→ **Listing**
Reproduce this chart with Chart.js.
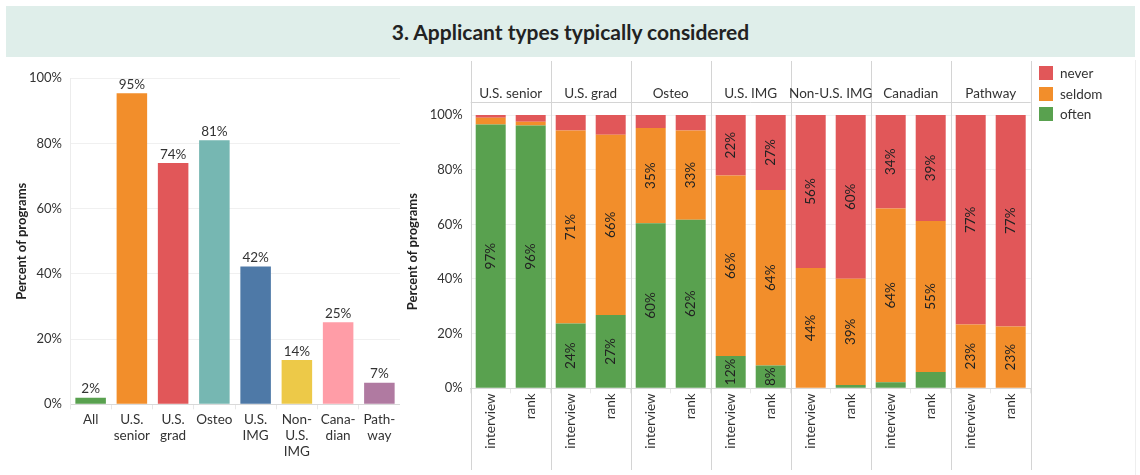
---
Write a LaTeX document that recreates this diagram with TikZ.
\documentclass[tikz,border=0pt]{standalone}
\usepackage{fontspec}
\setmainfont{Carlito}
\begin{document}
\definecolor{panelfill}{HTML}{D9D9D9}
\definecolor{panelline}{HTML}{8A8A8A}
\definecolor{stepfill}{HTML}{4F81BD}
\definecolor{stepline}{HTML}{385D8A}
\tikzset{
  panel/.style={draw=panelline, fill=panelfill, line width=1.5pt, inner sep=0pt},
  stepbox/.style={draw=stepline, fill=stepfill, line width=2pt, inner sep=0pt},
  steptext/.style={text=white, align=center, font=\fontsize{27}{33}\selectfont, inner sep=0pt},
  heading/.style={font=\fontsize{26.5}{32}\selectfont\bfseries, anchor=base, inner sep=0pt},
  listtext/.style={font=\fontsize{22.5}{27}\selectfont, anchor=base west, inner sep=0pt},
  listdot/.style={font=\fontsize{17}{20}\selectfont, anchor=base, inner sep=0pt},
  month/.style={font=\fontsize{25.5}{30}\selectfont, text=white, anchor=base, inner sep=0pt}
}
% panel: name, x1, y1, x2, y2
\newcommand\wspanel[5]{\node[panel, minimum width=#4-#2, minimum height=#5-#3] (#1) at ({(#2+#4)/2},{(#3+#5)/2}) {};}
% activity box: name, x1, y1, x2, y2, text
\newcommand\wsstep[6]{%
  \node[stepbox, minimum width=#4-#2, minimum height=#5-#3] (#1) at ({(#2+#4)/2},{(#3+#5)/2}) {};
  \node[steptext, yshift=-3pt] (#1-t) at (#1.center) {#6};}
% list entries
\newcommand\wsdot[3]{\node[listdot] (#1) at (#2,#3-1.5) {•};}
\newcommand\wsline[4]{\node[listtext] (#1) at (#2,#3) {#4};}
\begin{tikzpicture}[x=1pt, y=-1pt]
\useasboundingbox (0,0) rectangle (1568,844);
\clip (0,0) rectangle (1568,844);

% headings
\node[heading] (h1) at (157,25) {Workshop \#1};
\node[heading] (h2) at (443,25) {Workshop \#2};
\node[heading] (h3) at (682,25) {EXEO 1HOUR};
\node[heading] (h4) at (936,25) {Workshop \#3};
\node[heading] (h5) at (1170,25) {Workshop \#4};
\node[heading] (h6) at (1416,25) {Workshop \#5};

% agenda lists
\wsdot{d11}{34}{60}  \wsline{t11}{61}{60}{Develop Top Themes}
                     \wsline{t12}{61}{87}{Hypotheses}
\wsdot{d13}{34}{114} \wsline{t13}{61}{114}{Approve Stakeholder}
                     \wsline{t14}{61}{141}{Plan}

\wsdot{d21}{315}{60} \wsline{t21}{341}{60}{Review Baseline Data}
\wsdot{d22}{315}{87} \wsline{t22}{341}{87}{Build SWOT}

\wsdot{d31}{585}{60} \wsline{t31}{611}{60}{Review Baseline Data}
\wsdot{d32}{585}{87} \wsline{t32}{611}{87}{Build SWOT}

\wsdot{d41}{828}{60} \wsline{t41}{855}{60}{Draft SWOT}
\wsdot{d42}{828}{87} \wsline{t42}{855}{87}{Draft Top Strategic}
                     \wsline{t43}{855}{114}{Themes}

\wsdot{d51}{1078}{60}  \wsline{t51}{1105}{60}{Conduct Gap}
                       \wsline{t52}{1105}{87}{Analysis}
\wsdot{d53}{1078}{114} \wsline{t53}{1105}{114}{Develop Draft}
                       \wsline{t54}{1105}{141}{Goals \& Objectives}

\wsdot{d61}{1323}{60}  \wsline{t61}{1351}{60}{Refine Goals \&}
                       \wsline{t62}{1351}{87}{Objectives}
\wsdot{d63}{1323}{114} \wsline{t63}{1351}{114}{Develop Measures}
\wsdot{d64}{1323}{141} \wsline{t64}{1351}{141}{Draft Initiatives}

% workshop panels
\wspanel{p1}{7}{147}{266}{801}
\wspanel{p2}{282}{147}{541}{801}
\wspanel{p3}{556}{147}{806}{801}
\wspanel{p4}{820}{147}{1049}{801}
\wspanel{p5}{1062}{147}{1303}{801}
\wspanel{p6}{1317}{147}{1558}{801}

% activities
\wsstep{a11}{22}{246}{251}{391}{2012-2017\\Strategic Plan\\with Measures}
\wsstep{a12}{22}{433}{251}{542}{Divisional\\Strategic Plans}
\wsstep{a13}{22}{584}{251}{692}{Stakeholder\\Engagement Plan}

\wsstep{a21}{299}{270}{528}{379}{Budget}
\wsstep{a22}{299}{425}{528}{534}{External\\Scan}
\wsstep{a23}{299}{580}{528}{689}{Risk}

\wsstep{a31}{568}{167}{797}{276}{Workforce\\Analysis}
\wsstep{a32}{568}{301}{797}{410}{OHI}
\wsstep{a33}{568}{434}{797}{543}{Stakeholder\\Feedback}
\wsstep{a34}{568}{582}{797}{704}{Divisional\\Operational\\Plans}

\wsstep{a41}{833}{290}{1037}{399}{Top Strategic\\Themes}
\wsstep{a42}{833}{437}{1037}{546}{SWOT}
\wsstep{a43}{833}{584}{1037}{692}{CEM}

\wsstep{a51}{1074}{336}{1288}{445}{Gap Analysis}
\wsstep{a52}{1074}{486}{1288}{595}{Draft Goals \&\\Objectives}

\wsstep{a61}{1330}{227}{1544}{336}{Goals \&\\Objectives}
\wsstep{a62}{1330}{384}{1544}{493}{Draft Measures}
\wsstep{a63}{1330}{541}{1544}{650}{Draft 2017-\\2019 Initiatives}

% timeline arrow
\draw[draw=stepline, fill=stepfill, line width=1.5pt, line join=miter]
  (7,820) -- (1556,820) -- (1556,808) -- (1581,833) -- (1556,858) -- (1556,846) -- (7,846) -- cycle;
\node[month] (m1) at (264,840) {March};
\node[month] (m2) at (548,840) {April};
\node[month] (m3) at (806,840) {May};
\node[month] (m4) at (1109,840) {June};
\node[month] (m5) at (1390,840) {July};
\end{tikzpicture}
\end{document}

→ **Goal of the exercise**
Show the lines of the records that contain the word "with".

→ **Answer to this exercise**
Reproduce this chart with Chart.js.
Write a LaTeX document that recreates this diagram with TikZ.
\wsstep{a11}{22}{246}{251}{391}{2012-2017\\Strategic Plan\\with Measures}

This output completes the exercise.